No. 15: Russian rookie rows to gold at Worlds

Natalia Bolshakova set a world-best time and upset the top contenders at the 2013 World Rowing Championships. 17 Dec 2013
Natalia Bolshakova cheers after winning gold at the 2013 World Rowing Championships.

Luc Percival

By Justin A. Rice | For the IPC

“There is always room for perfection.”

When weather predictions caused her final race at the 2013 World Rowing Championships to be contested a day early this past August at Eton Dorney in Great Britain, Natalia Bolshakova was thrown for a loop.

The Russian rookie, competing in the women’s single sculls (ASW1x), was thrown off by about three seconds, that is, according to her coach Valery Bisarnov.

“If the final races started as it was initially scheduled, Natalia would set the world best not by 12 seconds, but by 15,” Bisarnov boldly stated. “It is (nerve racking) on the one hand. But on the other hand, we were nervous one day less.

“On 28 August we were planning to hold a tactical training (session), but it was replaced by the final race in the World Championships.”

Either way, Bolshakova’s destruction of the world-best time in the women’s single sculls AS A-final at the World Championships has been chosen as the No. 15 moment of the year by the International Paralympic Committee (IPC).

And if Bolshakova’s word-best time was in fact three seconds faster than what she logged, it would only have suspended her disbelief about being the word-record holder that much more.

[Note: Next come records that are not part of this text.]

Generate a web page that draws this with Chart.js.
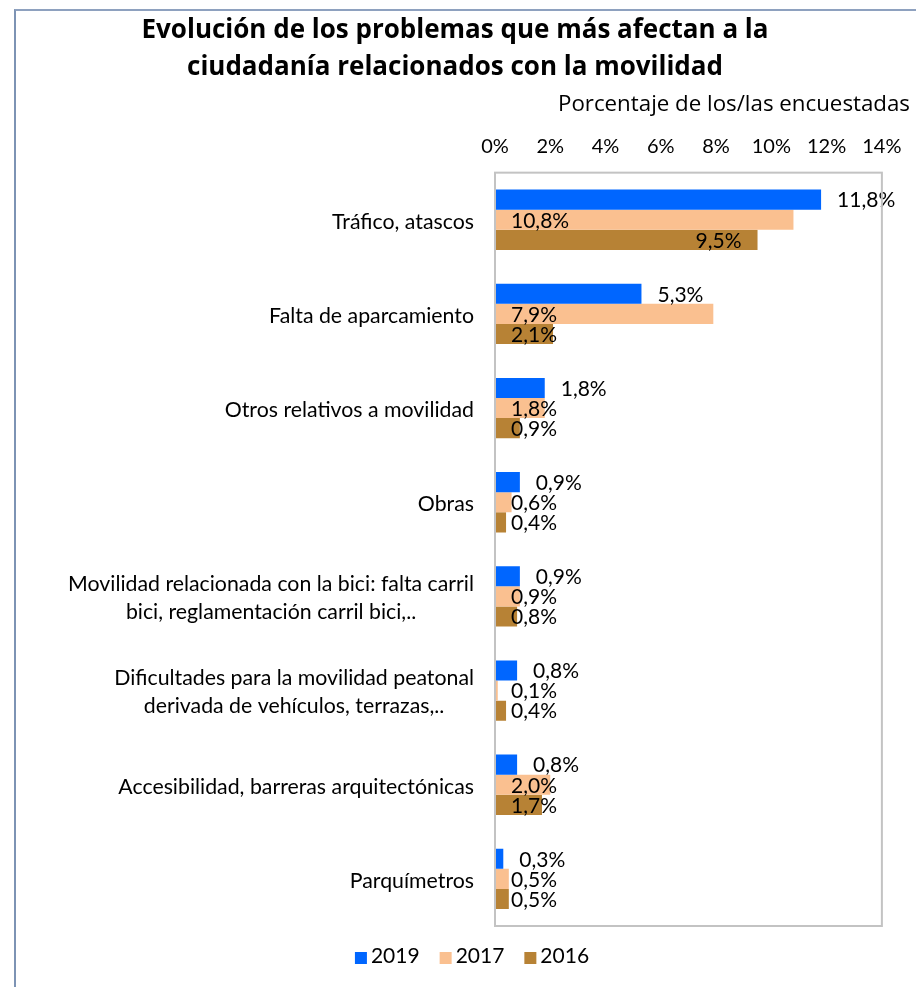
<!DOCTYPE html>
<html>
<head>
<meta charset="utf-8">
<script src="https://cdn.jsdelivr.net/npm/chart.js@4.4.1/dist/chart.umd.min.js"></script>
<style>
  html, body { margin: 0; padding: 0; background: #ffffff; }
  #wrap { position: relative; width: 916px; height: 987px; overflow: hidden; }
  #frame { position: absolute; left: 14px; top: 9px; width: 1200px; height: 1200px;
           border-left: 2px solid #7d93b4; border-top: 2px solid #8ea1bf; box-sizing: border-box; }
  canvas { position: absolute; left: 0; top: 0; }
</style>
</head>
<body>
<div id="wrap">
  <div id="frame"></div>
  <canvas id="chart" width="916" height="987"></canvas>
</div>
<script>
// Problem categories (multi-line labels are arrays of lines)
const categories = [
  ['Tráfico, atascos'],
  ['Falta de aparcamiento'],
  ['Otros relativos a movilidad'],
  ['Obras'],
  ['Movilidad relacionada con la bici: falta carril', 'bici, reglamentación carril bici,..'],
  ['Dificultades para la movilidad peatonal', 'derivada de vehículos, terrazas,..'],
  ['Accesibilidad, barreras arquitectónicas'],
  ['Parquímetros']
];

// Percentage of respondents per survey year
const values2019 = [11.8, 5.3, 1.8, 0.9, 0.9, 0.8, 0.8, 0.3];
const values2017 = [10.8, 7.9, 1.8, 0.6, 0.9, 0.1, 2.0, 0.5];
const values2016 = [9.5, 2.1, 0.9, 0.4, 0.8, 0.4, 1.7, 0.5];

const seriesNames = ['2019', '2017', '2016'];
const seriesColors = ['#0066ff', '#fac090', '#b78235'];

// X axis ticks (percent)
const xTickValues = [0, 2, 4, 6, 8, 10, 12, 14];

const titleLines = ['Evolución de los problemas que más afectan a la', 'ciudadanía relacionados con la movilidad'];
const axisTitle = 'Porcentaje de los/las encuestadas';

const FONT = 'Lato, "Open Sans", sans-serif';
const TITLE_FONT = '"Open Sans", Lato, sans-serif';
const fmt = v => v.toFixed(1).replace('.', ',') + '%';

// Value labels next to / inside the bars
const barLabels = {
  id: 'barLabels',
  afterDatasetsDraw(chart) {
    const ctx = chart.ctx;
    ctx.save();
    ctx.font = '21px ' + FONT;
    ctx.fillStyle = '#000000';
    ctx.textBaseline = 'middle';
    chart.data.datasets.forEach((ds, di) => {
      const meta = chart.getDatasetMeta(di);
      meta.data.forEach((bar, i) => {
        const txt = fmt(ds.data[i]);
        const mode = ds.labelPlace[i];
        let x, align;
        if (mode === 'outside') { x = bar.x + 16; align = 'left'; }
        else if (mode === 'end') { x = bar.x - 16; align = 'right'; }
        else { x = bar.base + 16; align = 'left'; }
        ctx.textAlign = align;
        ctx.fillText(txt, x, bar.y + 1);
      });
    });
    ctx.restore();
  }
};

// Category labels: each block right-aligned to the axis, lines centred within the block
const categoryLabels = {
  id: 'categoryLabels',
  afterDraw(chart) {
    const ctx = chart.ctx;
    const yScale = chart.scales.y;
    const right = chart.chartArea.left - 21;
    const lh = 28;
    ctx.save();
    ctx.font = '21.3px ' + FONT;
    ctx.fillStyle = '#000000';
    ctx.textBaseline = 'middle';
    ctx.textAlign = 'center';
    categories.forEach((lines, i) => {
      const y = yScale.getPixelForValue(i);
      const w = Math.max(...lines.map(l => ctx.measureText(l).width));
      const cx = right - w / 2;
      const y0 = y - (lines.length - 1) * lh / 2 + 2;
      lines.forEach((l, k) => ctx.fillText(l, cx, y0 + k * lh));
    });
    ctx.restore();
  }
};

// Grey border round the plot area
const plotBorder = {
  id: 'plotBorder',
  afterDraw(chart) {
    const { left, top, right, bottom } = chart.chartArea;
    const ctx = chart.ctx;
    ctx.save();
    ctx.strokeStyle = '#c3c3c3';
    ctx.lineWidth = 2;
    ctx.strokeRect(left, top, right - left, bottom - top);
    ctx.restore();
  }
};

// Legend row under the plot: small squares followed by the series name
const bottomLegend = {
  id: 'bottomLegend',
  afterDraw(chart) {
    const ctx = chart.ctx;
    const box = 12, gap = 4, itemGap = 20;
    const cx = chart.width / 2 + 14;
    const cy = chart.chartArea.bottom + 30;
    ctx.save();
    ctx.font = '21px ' + FONT;
    ctx.textBaseline = 'middle';
    ctx.textAlign = 'left';
    const items = chart.data.datasets.map(ds => ({ text: ds.label, color: ds.backgroundColor, w: ctx.measureText(ds.label).width }));
    const total = items.reduce((s, it) => s + box + gap + it.w, 0) + itemGap * (items.length - 1);
    let x = cx - total / 2;
    items.forEach(it => {
      ctx.fillStyle = it.color;
      ctx.fillRect(x, cy - box / 2 + 2, box, box);
      ctx.fillStyle = '#000000';
      ctx.fillText(it.text, x + box + gap, cy);
      x += box + gap + it.w + itemGap;
    });
    ctx.restore();
  }
};

const labelsFor2019 = values2019.map(() => 'outside');
const labelsFor2017 = values2017.map(() => 'start');
const labelsFor2016 = values2016.map((v, i) => i === 0 ? 'end' : 'start');

new Chart(document.getElementById('chart'), {
  type: 'bar',
  data: {
    labels: categories.map(c => c.join(' ')),
    datasets: [
      { label: seriesNames[0], data: values2019, backgroundColor: seriesColors[0], labelPlace: labelsFor2019 },
      { label: seriesNames[1], data: values2017, backgroundColor: seriesColors[1], labelPlace: labelsFor2017 },
      { label: seriesNames[2], data: values2016, backgroundColor: seriesColors[2], labelPlace: labelsFor2016 }
    ]
  },
  options: {
    indexAxis: 'y',
    responsive: false,
    animation: false,
    devicePixelRatio: 1,
    categoryPercentage: 0.64,
    barPercentage: 1.0,
    layout: { padding: { top: 0, right: 6, bottom: 61, left: 0 } },
    plugins: {
      title: {
        display: true,
        text: titleLines,
        color: '#000000',
        font: { family: TITLE_FONT, size: 26, weight: 'bold', lineHeight: 1.4 },
        padding: { top: 12.5, bottom: 0 }
      },
      subtitle: {
        display: true,
        text: axisTitle,
        align: 'end',
        color: '#000000',
        font: { family: TITLE_FONT, size: 22.3, lineHeight: 1.2 },
        padding: { top: 6.1, bottom: 1.5 }
      },
      legend: { display: false },
      tooltip: { enabled: false }
    },
    scales: {
      x: {
        position: 'top',
        min: 0,
        max: 14,
        afterBuildTicks: s => { s.ticks = xTickValues.map(v => ({ value: v })); },
        ticks: {
          color: '#000000',
          font: { family: FONT, size: 20, lineHeight: 1.2 },
          padding: 14.5,
          callback: v => v + '%'
        },
        grid: { display: false, drawTicks: false },
        border: { display: false }
      },
      y: {
        position: 'left',
        ticks: { display: false },
        grid: { display: false, drawTicks: false },
        border: { display: false },
        afterFit: s => { s.width = 495; }
      },
      yRight: {
        position: 'right',
        type: 'linear',
        display: true,
        ticks: { display: false },
        grid: { display: false, drawTicks: false },
        border: { display: false },
        afterFit: s => { s.width = 28; }
      }
    }
  },
  plugins: [plotBorder, barLabels, categoryLabels, bottomLegend]
});
</script>
</body>
</html>
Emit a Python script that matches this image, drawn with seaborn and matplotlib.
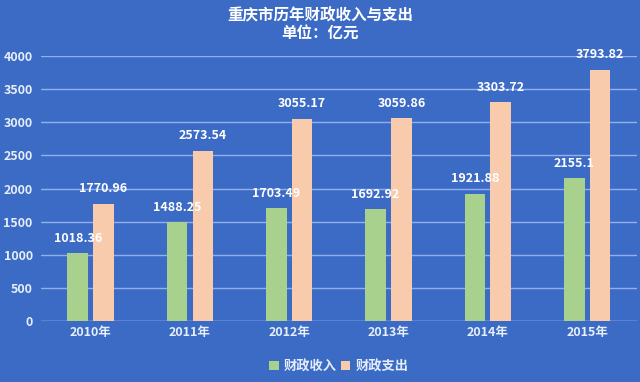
import matplotlib
matplotlib.use("Agg")
import matplotlib.pyplot as plt
import seaborn as sns
import pandas as pd

years = ["2010年", "2011年", "2012年", "2013年", "2014年", "2015年"]
income = [1018.36, 1488.25, 1703.49, 1692.92, 1921.88, 2155.1]
expense = [1770.96, 2573.54, 3055.17, 3059.86, 3303.72, 3793.82]
series = ["财政收入", "财政支出"]
title = "重庆市历年财政收入与支出\n单位：亿元"

sns.set_style("white")
plt.rcParams['font.family'] = ['Noto Sans CJK SC', 'DejaVu Sans']

df = pd.DataFrame({
    "year": years * 2,
    "value": income + expense,
    "kind": [series[0]] * len(years) + [series[1]] * len(years),
})

bg = "#3c6bc6"
fig = plt.figure(figsize=(6.4, 3.82), dpi=100, facecolor=bg)
ax = fig.add_axes([0.064, 0.16, 0.931, 0.693])
ax.set_facecolor(bg)

sns.barplot(data=df, x="year", y="value", hue="kind", ax=ax,
            palette=["#a9d18e", "#f8cbad"], width=0.52, gap=0.2,
            saturation=1, legend=True, linewidth=0, edgecolor="none")

ax.set_ylim(0, 4000)
ax.set_xlim(-0.5, 5.5)
ax.set_yticks(range(0, 4001, 500))
ax.yaxis.grid(True, color="#8fb0ea", linewidth=1)
ax.set_axisbelow(True)
for s in ax.spines.values():
    s.set_visible(False)
ax.axhline(0, color="#8fb0ea", linewidth=1, zorder=0)
ax.tick_params(axis="both", length=0, colors="#e6eefa", labelsize=9)
for t in ax.get_yticklabels() + ax.get_xticklabels():
    t.set_fontweight("bold")
ax.tick_params(axis="y", pad=6)
ax.set_xlabel("")
ax.set_ylabel("")

for cont in ax.containers:
    labels = [("%g" % v) for v in cont.datavalues]
    ax.bar_label(cont, labels=labels, padding=6, color="white",
                 fontsize=9, fontweight="bold")

leg = ax.legend(loc="upper center", bbox_to_anchor=(0.5, -0.1), ncol=2,
                frameon=False, handlelength=0.7, handleheight=0.7,
                handletextpad=0.4, columnspacing=0.3, fontsize=9.5)
for t in leg.get_texts():
    t.set_color("#e6eefa")
    t.set_fontweight("bold")

fig.text(0.5, 0.98, title, ha="center", va="top", color="white",
         fontsize=11.2, fontweight="bold", linespacing=1.05)

fig.savefig("out.png", dpi=100, facecolor=bg)
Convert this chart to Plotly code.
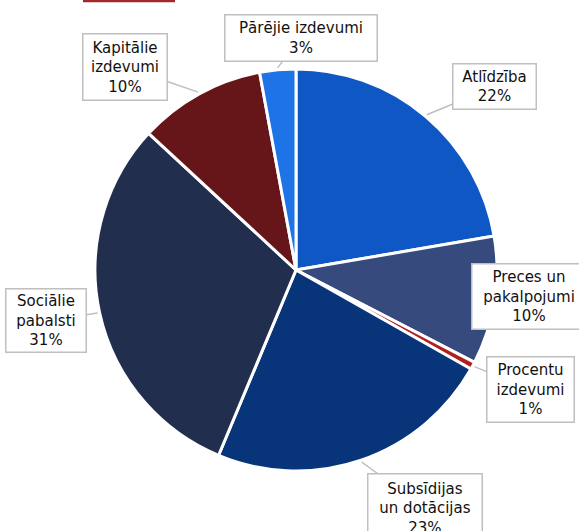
import math
import plotly.graph_objects as go

# ---- data ----
categories = ["Atlīdzība", "Preces un pakalpojumi", "Procentu izdevumi",
              "Subsīdijas un dotācijas", "Sociālie pabalsti",
              "Kapitālie izdevumi", "Pārējie izdevumi"]
label_lines = ["Atlīdzība", "Preces un<br>pakalpojumi", "Procentu<br>izdevumi",
               "Subsīdijas<br>un dotācijas", "Sociālie<br>pabalsti",
               "Kapitālie<br>izdevumi", "Pārējie izdevumi"]
values = [22.3, 10.3, 0.6, 23.1, 30.6, 10.2, 2.9]
colors = ["#0F57C5", "#374A7D", "#B02020", "#08347A", "#212E4E", "#661618", "#1E74E6"]

# ---- layout ----
W, H = 579, 531
CX, CY, R = 296, 270, 201
box_centers = [(494.5, 86.5), (529, 296.5), (530.5, 389.5), (425, 508),
               (46, 320.5), (125, 67), (301, 38)]
box_sizes = [(85, 47), (116, 67), (89, 67), (116, 70), (82, 65), (86, 68), (154, 48)]
show_arrow = [True, False, True, True, True, True, True]

fig = go.Figure(go.Pie(
    labels=categories, values=values, sort=False, direction="clockwise",
    rotation=0, textinfo="none", hoverinfo="label+percent",
    marker=dict(colors=colors, line=dict(color="white", width=3)),
    domain=dict(x=[(CX - R) / W, (CX + R) / W], y=[1 - (CY + R) / H, 1 - (CY - R) / H]),
))

total = sum(values)
cum = 0.0
annotations = []
for i, v in enumerate(values):
    mid = (cum + v / 2) / total * 2 * math.pi
    cum += v
    pct = round(v / total * 100)
    text = f"{label_lines[i]}<br>{pct}%"
    bx, by = box_centers[i]
    bw, bh = box_sizes[i]
    common = dict(text=text, xref="paper", yref="paper",
                  font=dict(family="DejaVu Sans", size=15, color="#111111"),
                  bgcolor="white", bordercolor="#BFBFBF", borderwidth=1.5,
                  borderpad=1, width=bw - 5, height=bh - 5, align="center",
                  valign="middle", xanchor="center", yanchor="middle")
    if show_arrow[i]:
        tx = CX + (R + 2) * math.sin(mid)
        ty = CY - (R + 2) * math.cos(mid)
        annotations.append(dict(x=tx / W, y=1 - ty / H, showarrow=True, arrowhead=0,
                                arrowcolor="#BFBFBF", arrowwidth=1.5, standoff=0,
                                ax=bx - tx, ay=by - ty, **common))
    else:
        annotations.append(dict(x=bx / W, y=1 - by / H, showarrow=False, **common))

fig.update_layout(
    width=W, height=H, autosize=False,
    margin=dict(l=0, r=0, t=0, b=0),
    paper_bgcolor="white", plot_bgcolor="white",
    showlegend=False, annotations=annotations,
    shapes=[dict(type="line", xref="paper", yref="paper",
                 x0=83 / W, x1=175 / W, y0=1 - 1 / H, y1=1 - 1 / H,
                 line=dict(color="#A0292B", width=2.5))],
)

fig.write_html("out.html", config={"displayModeBar": False},
               post_script="document.body.style.margin='0';document.body.style.overflow='hidden';")
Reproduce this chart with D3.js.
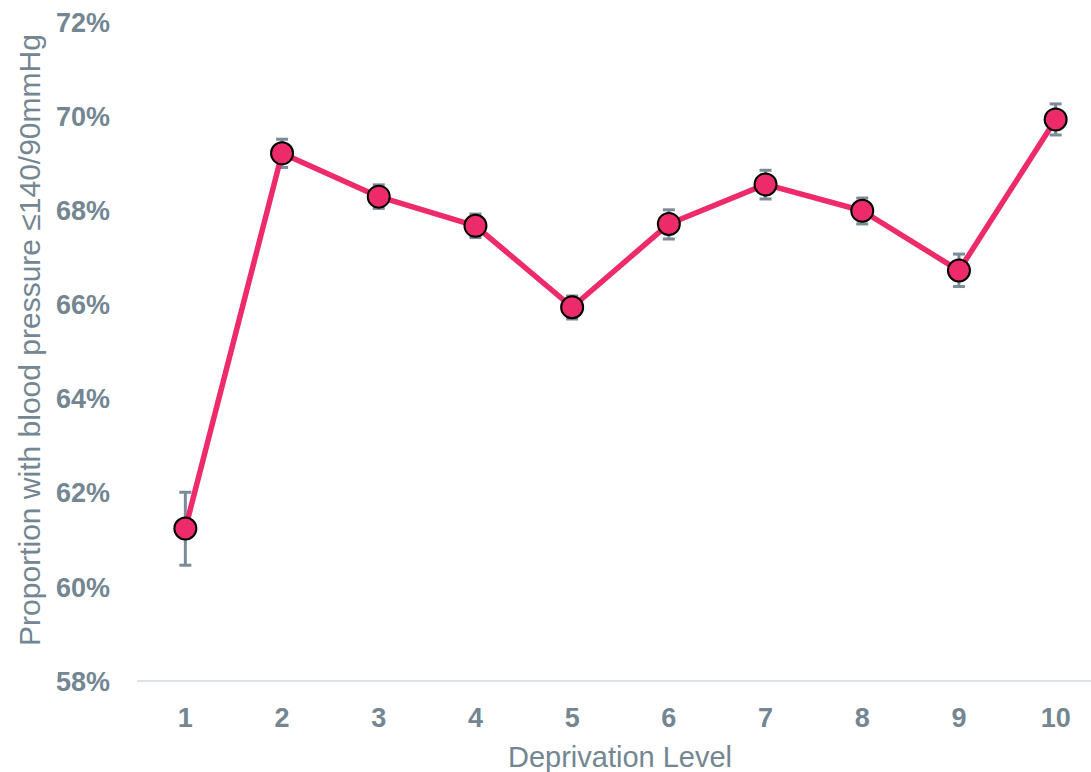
<!DOCTYPE html>
<html>
<head>
<meta charset="utf-8">
<script src="https://cdn.jsdelivr.net/npm/d3@7"></script>
<style>
  body { margin: 0; background: #fff; }
  text { font-family: "Liberation Sans", Arial, sans-serif; }
</style>
</head>
<body>
<div id="chart"></div>
<script>
// Data
var levels = ['1', '2', '3', '4', '5', '6', '7', '8', '9', '10'];
var proportion = [61.24, 69.21, 68.29, 67.67, 65.94, 67.71, 68.55, 67.99, 66.72, 69.93];
var upper = [62.01, 69.51, 68.54, 67.92, 66.18, 68.01, 68.85, 68.26, 67.07, 70.26];
var lower = [60.46, 68.91, 68.04, 67.42, 65.69, 67.39, 68.24, 67.71, 66.38, 69.60];
var yTicks = [58, 60, 62, 64, 66, 68, 70, 72];

var width = 1091,
    height = 772,
    textColor = '#738692',
    lineColor = '#ED2B6A',
    errColor = '#7B8C98';

var data = levels.map(function (d, i) {
    return { level: d, value: proportion[i], hi: upper[i], lo: lower[i] };
});

var svg = d3.select('#chart').append('svg')
    .attr('width', width)
    .attr('height', height);

var x = d3.scaleBand().domain(levels).range([137, 1104]);
var y = d3.scaleLinear().domain([58, 72]).range([681, 22]);

// baseline
svg.append('line')
    .attr('x1', 137).attr('x2', width)
    .attr('y1', y(58)).attr('y2', y(58))
    .attr('stroke', '#DDE2E6')
    .attr('stroke-width', 2);

// y tick labels
svg.append('g').selectAll('text')
    .data(yTicks)
    .enter().append('text')
    .attr('x', 110)
    .attr('y', function (d) { return y(d); })
    .attr('dy', '0.36em')
    .attr('text-anchor', 'end')
    .attr('fill', textColor)
    .style('font-size', '27px')
    .style('font-weight', 'bold')
    .text(function (d) { return d + '%'; });

// x tick labels
svg.append('g').selectAll('text')
    .data(levels)
    .enter().append('text')
    .attr('x', function (d) { return x(d) + x.bandwidth() / 2; })
    .attr('y', 727)
    .attr('text-anchor', 'middle')
    .attr('fill', textColor)
    .style('font-size', '27px')
    .style('font-weight', 'bold')
    .text(function (d) { return d; });

// axis titles
svg.append('text')
    .attr('x', 620)
    .attr('y', 767)
    .attr('text-anchor', 'middle')
    .attr('fill', textColor)
    .style('font-size', '29px')
    .text('Deprivation Level');

svg.append('text')
    .attr('transform', 'translate(40,' + 340 + ') rotate(-90)')
    .attr('text-anchor', 'middle')
    .attr('fill', textColor)
    .style('font-size', '30px')
    .text('Proportion with blood pressure \u2264140/90mmHg');

var cx = function (d) { return x(d.level) + x.bandwidth() / 2; };

// error bars
var err = svg.append('g').selectAll('g')
    .data(data)
    .enter().append('g')
    .attr('stroke', errColor)
    .attr('stroke-width', 3);

err.append('line')
    .attr('x1', cx).attr('x2', cx)
    .attr('y1', function (d) { return y(d.hi); })
    .attr('y2', function (d) { return y(d.lo); });

err.append('line')
    .attr('x1', function (d) { return cx(d) - 6; })
    .attr('x2', function (d) { return cx(d) + 6; })
    .attr('y1', function (d) { return y(d.hi); })
    .attr('y2', function (d) { return y(d.hi); });

err.append('line')
    .attr('x1', function (d) { return cx(d) - 6; })
    .attr('x2', function (d) { return cx(d) + 6; })
    .attr('y1', function (d) { return y(d.lo); })
    .attr('y2', function (d) { return y(d.lo); });

// line
var line = d3.line()
    .x(cx)
    .y(function (d) { return y(d.value); });

svg.append('path')
    .datum(data)
    .attr('d', line)
    .attr('fill', 'none')
    .attr('stroke', lineColor)
    .attr('stroke-width', 5.5)
    .attr('stroke-linejoin', 'round');

// points
svg.append('g').selectAll('circle')
    .data(data)
    .enter().append('circle')
    .attr('cx', cx)
    .attr('cy', function (d) { return y(d.value); })
    .attr('r', 11)
    .attr('fill', lineColor)
    .attr('stroke', '#000')
    .attr('stroke-width', 2);
</script>
</body>
</html>
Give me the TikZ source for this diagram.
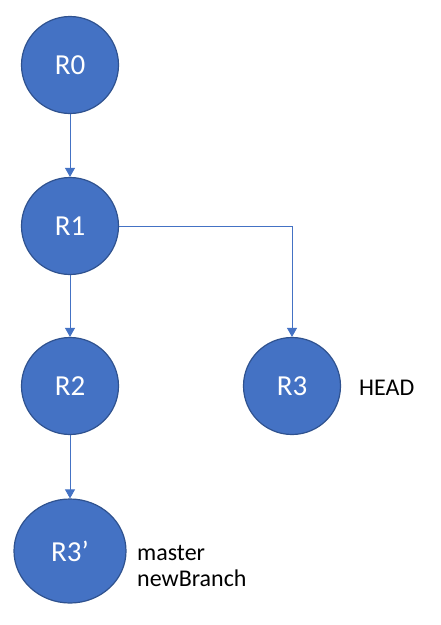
\documentclass[tikz,border=0pt]{standalone}
\usepackage{fontspec}
\setmainfont{Carlito}
\usetikzlibrary{arrows.meta}
\usetikzlibrary{shapes.geometric}
\usetikzlibrary{positioning}
\definecolor{nodeblue}{HTML}{4472C4}
\definecolor{rimblue}{HTML}{2F528F}
\tikzset{
  commit/.style={circle,draw=rimblue,line width=1.2pt,fill=nodeblue,text=white,
    minimum size=97pt,inner sep=0pt,font=\fontsize{29}{35}\selectfont},
  tag/.style={inner sep=0pt,align=left,font=\fontsize{24}{26}\selectfont},
  link/.style={draw=nodeblue,line width=0.9pt,-{Triangle[width=10pt,length=9pt]}}
}
\begin{document}
\begin{tikzpicture}[x=1pt,y=-1pt]
\useasboundingbox (0,0) rectangle (441,625);
\node[commit] (r0) at (70,65) {R0};
\node[commit] (r1) at (70,226) {R1};
\node[commit] (r2) at (70,386) {R2};
\node[commit] (r3) at (292,386) {R3};
\node[commit,ellipse,minimum width=112pt,minimum height=104pt] (r3p) at (70,551) {R3’};
\coordinate (bend) at (r3.north |- r1.east);
\node[tag,anchor=west] (head) at (359,388) {HEAD};
\node[tag,anchor=west] (branches) at (137,566) {master\\newBranch};
\draw[link] (r0) -- (r1);
\draw[link] (r1) -- (r2);
\draw[link] (r1.east) -- (bend) -- (r3.north);
\draw[link] (r2) -- (r3p);
\end{tikzpicture}
\end{document}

“I still cannot get used to the fact that I’ve set the world best by 12 seconds,” she said. “I’ve shown the world-best time and this is a great merit of my coach Valery Bisarnov; my huge thanks to him. We’ve done a great job. And I’m really happy that I could justify his hopes.”

A humbled winner

For Bolshakova’s part, she said racing a day early did not make her more nervous than she already was throughout the entire competition. Despite those nerves, her coach’s confidence in her ability has clearly rubbed off on her confidence.

When asked how she was able to adjust to the last minute change she simply said, “Well, you can judge it by my results.”

But that’s not to say she is cocky or an ungracious winner. At the finish line, Bolshakova performed what was perhaps the best show of sportsmanship during the World Championships by presenting silver medallist, Birgit Skarstein, with a Russian nesting doll.

Like Bolshakova, Skarstein also burst onto the rowing scene this year and also recorded the fastest time in the heats two days before the final race. They also both collected wins against Paralympic champion Alla Lysenko of Ukraine this year.

But despite taking the early lead in the final race, Skarstein was overtaken by Bolshakova midway through the race and ultimately finished second as Bolshakova’s time (5:13.95) shattered the world-best (5:25.17) set by Lysenko in 2009.

“I gave her a Russian nesting doll, called a Matryoshka,” Bolshakova said of the Norwegian sculler. “I think it’s a very symbolic gift. I really liked Birgit. She is always smiling. She is a very cheerful and friendly person. But she is also a worthy opponent. We should always learn from our rivals.”

Rivalries unfold

Those rivals will surely be coming after her even harder in the run-up to the Rio 2016 Paralympic Games.

“I think that next year and in 2016 the rivalry will be much more keen and intensive,” Bolshakova said. “But it is good. It pushes me to train harder to defend my title.”

When asked what she needs to do to capture those three seconds to better her world-best mark that her coach believes she would have if the race was run as originally scheduled, Bolshakova simply said she will work harder.

“I will train hard and time will show,” she said.

Of course, her coach had slightly more to say on the subject.

“The rivalry will be much more keen and intensive but we should defend the title. It is a must,” Bisarnov said.

“I think we could (set a faster time), but we should keep training and training and training.

“There is always room for perfection.”